Make an exact copy of the records, with the pictures left out.
━━━ Record list ━━━
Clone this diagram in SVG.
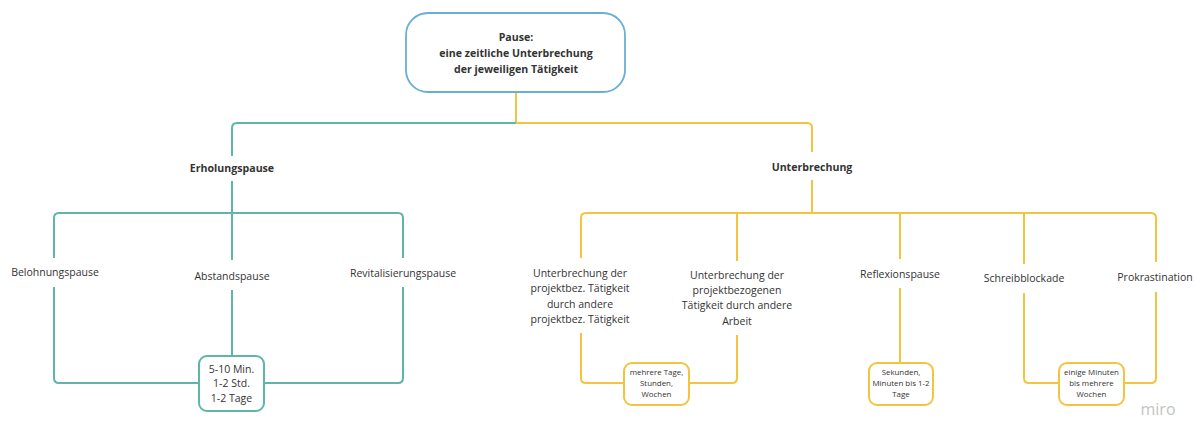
<svg xmlns="http://www.w3.org/2000/svg" width="1195" height="421" viewBox="0 0 1195 421">
<style>
text{font-family:"Open Sans","Noto Sans","Liberation Sans",sans-serif;fill:#333;text-anchor:middle}
.b{font-weight:bold;font-size:10.6px}
.n{font-size:10.5px}
.s{font-size:10.5px}
.xs{font-size:7.9px}
.t{fill:none;stroke:#5fb6a8;stroke-width:2;stroke-linejoin:round}
.y{fill:none;stroke:#f3c43e;stroke-width:2;stroke-linejoin:round}
</style>
<rect width="1195" height="421" fill="#fff"/>
<g id="connectors">
<path class="y" d="M516 92V123H807Q812 123 812 128V152"/>
<path class="t" d="M516 123H237Q232 123 232 128V156"/>
<path class="t" d="M232 181V260"/>
<path class="t" d="M54 258V218Q54 213 59 213H398Q403 213 403 218V258"/>
<path class="t" d="M54 287V378Q54 383 59 383H199"/>
<path class="t" d="M232 290V356"/>
<path class="t" d="M403 287V378Q403 383 398 383H264"/>
<path class="y" d="M812 180V213"/>
<path class="y" d="M581 258V218Q581 213 586 213H1151Q1156 213 1156 218V262"/>
<path class="y" d="M737 213V261"/>
<path class="y" d="M900 213V259"/>
<path class="y" d="M1024 213V264"/>
<path class="y" d="M581 333V378Q581 383 586 383H624"/>
<path class="y" d="M737 335V378Q737 383 732 383H689"/>
<path class="y" d="M900 288V363"/>
<path class="y" d="M1024 293V378Q1024 383 1029 383H1059"/>
<path class="y" d="M1156 292V378Q1156 383 1151 383H1124"/>
</g>
<g id="root">
<rect x="406" y="13" width="219" height="79" rx="22" fill="#fff" stroke="#6aaed6" stroke-width="1.8"/>
<text class="b" x="516" y="41">Pause:</text>
<text class="b" x="516" y="57">eine zeitliche Unterbrechung</text>
<text class="b" x="516" y="73">der jeweiligen Tätigkeit</text>
</g>
<g id="erholungspause"><text class="b" x="232" y="172">Erholungspause</text></g>
<g id="unterbrechung"><text class="b" x="812" y="171">Unterbrechung</text></g>
<g id="belohnungspause"><text class="n" x="55" y="276">Belohnungspause</text></g>
<g id="abstandspause"><text class="n" x="232" y="280">Abstandspause</text></g>
<g id="revitalisierungspause"><text class="n" x="403" y="277">Revitalisierungspause</text></g>
<g id="dauer-erholung">
<rect x="199" y="356" width="65" height="55" rx="8" fill="#fff" stroke="#5fb6a8" stroke-width="2"/>
<text class="s" x="231.5" y="373">5-10 Min.</text>
<text class="s" x="231.5" y="387">1-2 Std.</text>
<text class="s" x="231.5" y="402">1-2 Tage</text>
</g>
<g id="unterbrechung-projektbez">
<text class="n" x="580" y="277">Unterbrechung der</text>
<text class="n" x="580" y="292">projektbez. Tätigkeit</text>
<text class="n" x="580" y="308">durch andere</text>
<text class="n" x="580" y="323">projektbez. Tätigkeit</text>
</g>
<g id="unterbrechung-arbeit">
<text class="n" x="737" y="279">Unterbrechung der</text>
<text class="n" x="737" y="294">projektbezogenen</text>
<text class="n" x="737" y="309">Tätigkeit durch andere</text>
<text class="n" x="737" y="325">Arbeit</text>
</g>
<g id="dauer-unterbrechung">
<rect x="624" y="363" width="65" height="42" rx="8" fill="#fff" stroke="#f3c43e" stroke-width="2"/>
<text class="xs" x="656.5" y="375">mehrere Tage,</text>
<text class="xs" x="656.5" y="386">Stunden,</text>
<text class="xs" x="656.5" y="397">Wochen</text>
</g>
<g id="reflexionspause"><text class="n" x="900" y="278">Reflexionspause</text></g>
<g id="dauer-reflexion">
<rect x="869" y="363" width="64" height="42" rx="8" fill="#fff" stroke="#f3c43e" stroke-width="2"/>
<text class="xs" x="901" y="375">Sekunden,</text>
<text class="xs" x="901" y="386">Minuten bis 1-2</text>
<text class="xs" x="901" y="397">Tage</text>
</g>
<g id="schreibblockade"><text class="n" x="1024" y="282">Schreibblockade</text></g>
<g id="prokrastination"><text class="n" x="1155" y="281">Prokrastination</text></g>
<g id="dauer-blockade">
<rect x="1059" y="363" width="65" height="42" rx="8" fill="#fff" stroke="#f3c43e" stroke-width="2"/>
<text class="xs" x="1091.5" y="375">einige Minuten</text>
<text class="xs" x="1091.5" y="386">bis mehrere</text>
<text class="xs" x="1091.5" y="397">Wochen</text>
</g>
<text x="1158" y="415" style="font-size:16px;fill:#c4c4c4">miro</text>
</svg>
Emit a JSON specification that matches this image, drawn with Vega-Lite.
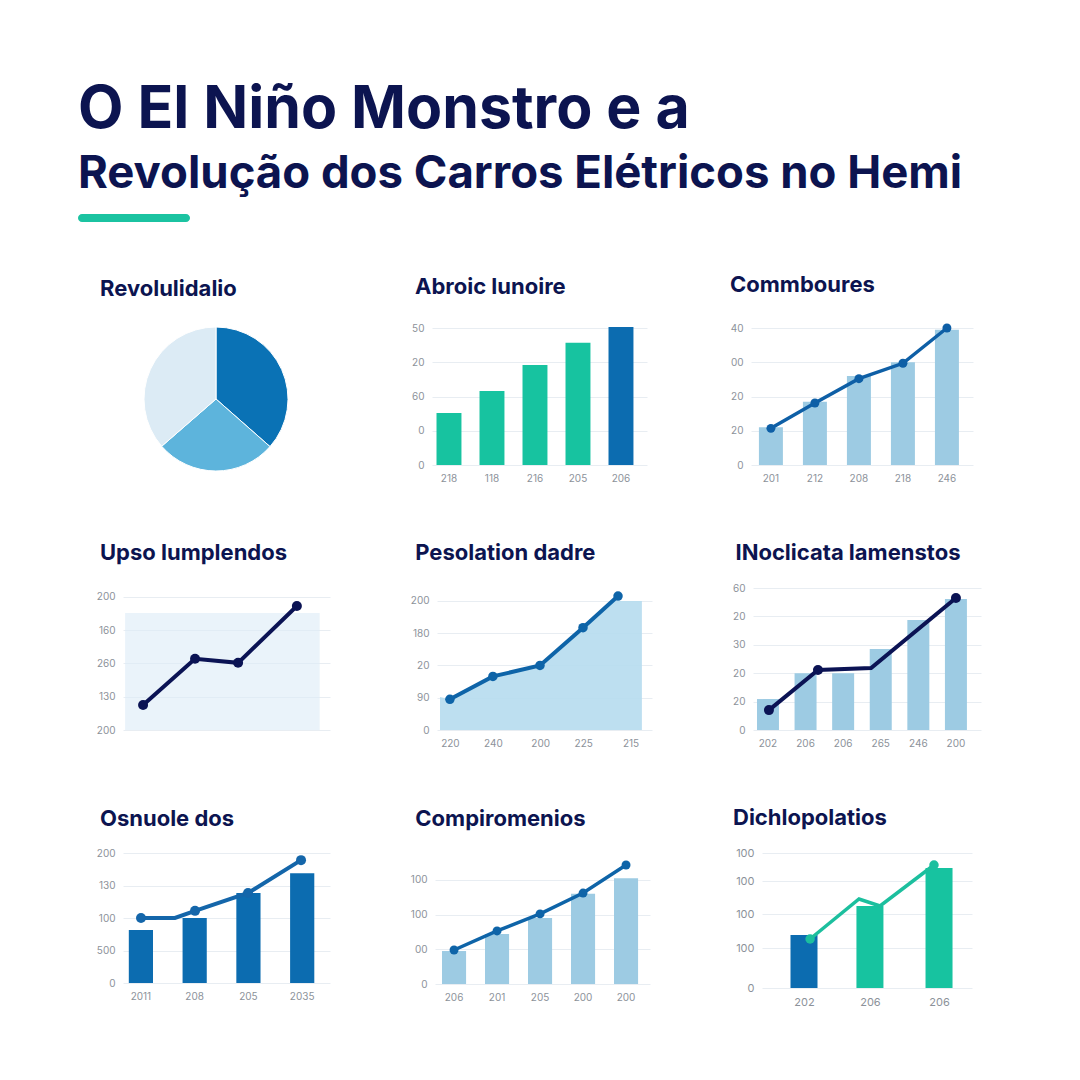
━━━
■ **Result for this exercise**:
Clone this diagram in SVG.
<svg xmlns="http://www.w3.org/2000/svg" width="1195" height="421" viewBox="0 0 1195 421">
<style>
text{font-family:"Open Sans","Noto Sans","Liberation Sans",sans-serif;fill:#333;text-anchor:middle}
.b{font-weight:bold;font-size:10.6px}
.n{font-size:10.5px}
.s{font-size:10.5px}
.xs{font-size:7.9px}
.t{fill:none;stroke:#5fb6a8;stroke-width:2;stroke-linejoin:round}
.y{fill:none;stroke:#f3c43e;stroke-width:2;stroke-linejoin:round}
</style>
<rect width="1195" height="421" fill="#fff"/>
<g id="connectors">
<path class="y" d="M516 92V123H807Q812 123 812 128V152"/>
<path class="t" d="M516 123H237Q232 123 232 128V156"/>
<path class="t" d="M232 181V260"/>
<path class="t" d="M54 258V218Q54 213 59 213H398Q403 213 403 218V258"/>
<path class="t" d="M54 287V378Q54 383 59 383H199"/>
<path class="t" d="M232 290V356"/>
<path class="t" d="M403 287V378Q403 383 398 383H264"/>
<path class="y" d="M812 180V213"/>
<path class="y" d="M581 258V218Q581 213 586 213H1151Q1156 213 1156 218V262"/>
<path class="y" d="M737 213V261"/>
<path class="y" d="M900 213V259"/>
<path class="y" d="M1024 213V264"/>
<path class="y" d="M581 333V378Q581 383 586 383H624"/>
<path class="y" d="M737 335V378Q737 383 732 383H689"/>
<path class="y" d="M900 288V363"/>
<path class="y" d="M1024 293V378Q1024 383 1029 383H1059"/>
<path class="y" d="M1156 292V378Q1156 383 1151 383H1124"/>
</g>
<g id="root">
<rect x="406" y="13" width="219" height="79" rx="22" fill="#fff" stroke="#6aaed6" stroke-width="1.8"/>
<text class="b" x="516" y="41">Pause:</text>
<text class="b" x="516" y="57">eine zeitliche Unterbrechung</text>
<text class="b" x="516" y="73">der jeweiligen Tätigkeit</text>
</g>
<g id="erholungspause"><text class="b" x="232" y="172">Erholungspause</text></g>
<g id="unterbrechung"><text class="b" x="812" y="171">Unterbrechung</text></g>
<g id="belohnungspause"><text class="n" x="55" y="276">Belohnungspause</text></g>
<g id="abstandspause"><text class="n" x="232" y="280">Abstandspause</text></g>
<g id="revitalisierungspause"><text class="n" x="403" y="277">Revitalisierungspause</text></g>
<g id="dauer-erholung">
<rect x="199" y="356" width="65" height="55" rx="8" fill="#fff" stroke="#5fb6a8" stroke-width="2"/>
<text class="s" x="231.5" y="373">5-10 Min.</text>
<text class="s" x="231.5" y="387">1-2 Std.</text>
<text class="s" x="231.5" y="402">1-2 Tage</text>
</g>
<g id="unterbrechung-projektbez">
<text class="n" x="580" y="277">Unterbrechung der</text>
<text class="n" x="580" y="292">projektbez. Tätigkeit</text>
<text class="n" x="580" y="308">durch andere</text>
<text class="n" x="580" y="323">projektbez. Tätigkeit</text>
</g>
<g id="unterbrechung-arbeit">
<text class="n" x="737" y="279">Unterbrechung der</text>
<text class="n" x="737" y="294">projektbezogenen</text>
<text class="n" x="737" y="309">Tätigkeit durch andere</text>
<text class="n" x="737" y="325">Arbeit</text>
</g>
<g id="dauer-unterbrechung">
<rect x="624" y="363" width="65" height="42" rx="8" fill="#fff" stroke="#f3c43e" stroke-width="2"/>
<text class="xs" x="656.5" y="375">mehrere Tage,</text>
<text class="xs" x="656.5" y="386">Stunden,</text>
<text class="xs" x="656.5" y="397">Wochen</text>
</g>
<g id="reflexionspause"><text class="n" x="900" y="278">Reflexionspause</text></g>
<g id="dauer-reflexion">
<rect x="869" y="363" width="64" height="42" rx="8" fill="#fff" stroke="#f3c43e" stroke-width="2"/>
<text class="xs" x="901" y="375">Sekunden,</text>
<text class="xs" x="901" y="386">Minuten bis 1-2</text>
<text class="xs" x="901" y="397">Tage</text>
</g>
<g id="schreibblockade"><text class="n" x="1024" y="282">Schreibblockade</text></g>
<g id="prokrastination"><text class="n" x="1155" y="281">Prokrastination</text></g>
<g id="dauer-blockade">
<rect x="1059" y="363" width="65" height="42" rx="8" fill="#fff" stroke="#f3c43e" stroke-width="2"/>
<text class="xs" x="1091.5" y="375">einige Minuten</text>
<text class="xs" x="1091.5" y="386">bis mehrere</text>
<text class="xs" x="1091.5" y="397">Wochen</text>
</g>
<text x="1158" y="415" style="font-size:16px;fill:#c4c4c4">miro</text>
</svg>
Emit a JSON specification that matches this image, drawn with Vega-Lite.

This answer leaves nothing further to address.